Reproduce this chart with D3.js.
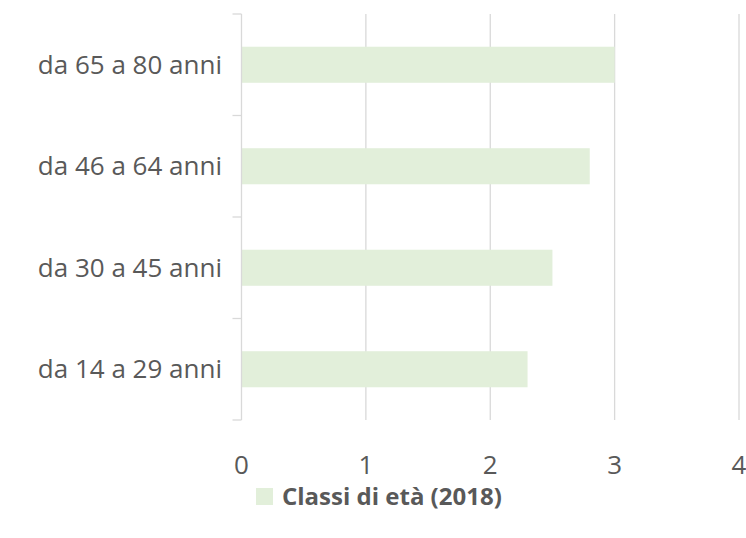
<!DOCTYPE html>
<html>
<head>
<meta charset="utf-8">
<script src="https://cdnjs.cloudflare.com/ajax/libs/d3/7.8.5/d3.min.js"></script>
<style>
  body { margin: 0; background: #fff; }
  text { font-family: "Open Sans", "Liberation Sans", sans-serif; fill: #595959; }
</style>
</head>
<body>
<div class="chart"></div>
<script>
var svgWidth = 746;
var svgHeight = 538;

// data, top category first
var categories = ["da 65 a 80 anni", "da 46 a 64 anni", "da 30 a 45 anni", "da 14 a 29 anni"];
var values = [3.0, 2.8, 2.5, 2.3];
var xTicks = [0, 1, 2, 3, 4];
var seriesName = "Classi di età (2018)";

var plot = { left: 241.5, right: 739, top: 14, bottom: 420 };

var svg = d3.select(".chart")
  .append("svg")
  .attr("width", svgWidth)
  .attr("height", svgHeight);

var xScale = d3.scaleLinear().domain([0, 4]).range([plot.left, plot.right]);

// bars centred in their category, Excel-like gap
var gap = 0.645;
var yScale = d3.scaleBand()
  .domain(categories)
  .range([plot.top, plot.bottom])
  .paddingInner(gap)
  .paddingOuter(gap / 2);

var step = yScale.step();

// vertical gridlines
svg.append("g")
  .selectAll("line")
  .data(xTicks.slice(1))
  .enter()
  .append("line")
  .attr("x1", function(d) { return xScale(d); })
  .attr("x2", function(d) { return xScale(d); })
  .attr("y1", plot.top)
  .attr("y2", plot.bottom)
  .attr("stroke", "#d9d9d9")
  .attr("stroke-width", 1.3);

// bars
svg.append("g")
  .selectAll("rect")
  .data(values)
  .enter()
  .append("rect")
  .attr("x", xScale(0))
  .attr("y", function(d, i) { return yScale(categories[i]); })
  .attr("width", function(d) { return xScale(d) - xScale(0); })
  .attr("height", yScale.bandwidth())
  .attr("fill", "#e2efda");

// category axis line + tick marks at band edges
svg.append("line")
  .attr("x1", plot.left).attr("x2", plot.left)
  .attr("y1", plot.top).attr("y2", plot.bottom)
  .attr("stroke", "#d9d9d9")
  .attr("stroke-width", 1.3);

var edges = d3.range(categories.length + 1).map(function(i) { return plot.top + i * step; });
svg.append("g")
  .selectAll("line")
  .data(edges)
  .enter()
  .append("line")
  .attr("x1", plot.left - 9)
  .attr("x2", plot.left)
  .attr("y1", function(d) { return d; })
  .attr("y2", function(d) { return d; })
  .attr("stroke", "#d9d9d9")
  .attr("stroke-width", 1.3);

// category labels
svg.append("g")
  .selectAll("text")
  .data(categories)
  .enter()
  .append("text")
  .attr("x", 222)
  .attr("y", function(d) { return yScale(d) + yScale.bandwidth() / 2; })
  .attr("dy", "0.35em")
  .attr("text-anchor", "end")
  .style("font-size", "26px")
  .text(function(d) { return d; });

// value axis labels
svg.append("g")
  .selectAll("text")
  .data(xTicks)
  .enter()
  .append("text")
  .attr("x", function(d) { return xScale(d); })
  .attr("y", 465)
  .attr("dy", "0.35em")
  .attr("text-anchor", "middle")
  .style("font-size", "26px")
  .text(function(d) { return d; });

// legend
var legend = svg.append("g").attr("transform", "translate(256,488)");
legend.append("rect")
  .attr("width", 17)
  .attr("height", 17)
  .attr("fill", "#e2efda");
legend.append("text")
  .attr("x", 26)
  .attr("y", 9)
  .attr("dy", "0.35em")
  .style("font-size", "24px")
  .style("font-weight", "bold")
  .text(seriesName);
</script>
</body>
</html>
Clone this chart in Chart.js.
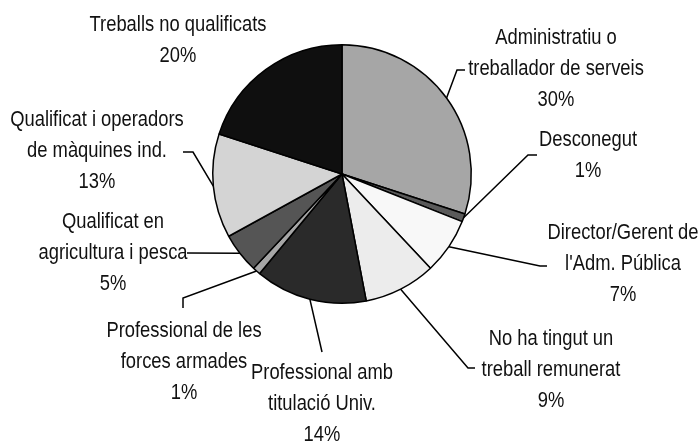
────────────────────
Output the records above as they stand, from the first line to the line with "14, bottom: 420", inclusive, and exclude the pictures.

→ Full response
Reproduce this chart with D3.js.
<!DOCTYPE html>
<html>
<head>
<meta charset="utf-8">
<script src="https://cdnjs.cloudflare.com/ajax/libs/d3/7.8.5/d3.min.js"></script>
<style>
  body { margin: 0; background: #fff; }
  text { font-family: "Open Sans", "Liberation Sans", sans-serif; fill: #595959; }
</style>
</head>
<body>
<div class="chart"></div>
<script>
var svgWidth = 746;
var svgHeight = 538;

// data, top category first
var categories = ["da 65 a 80 anni", "da 46 a 64 anni", "da 30 a 45 anni", "da 14 a 29 anni"];
var values = [3.0, 2.8, 2.5, 2.3];
var xTicks = [0, 1, 2, 3, 4];
var seriesName = "Classi di età (2018)";

var plot = { left: 241.5, right: 739, top: 14, bottom: 420 };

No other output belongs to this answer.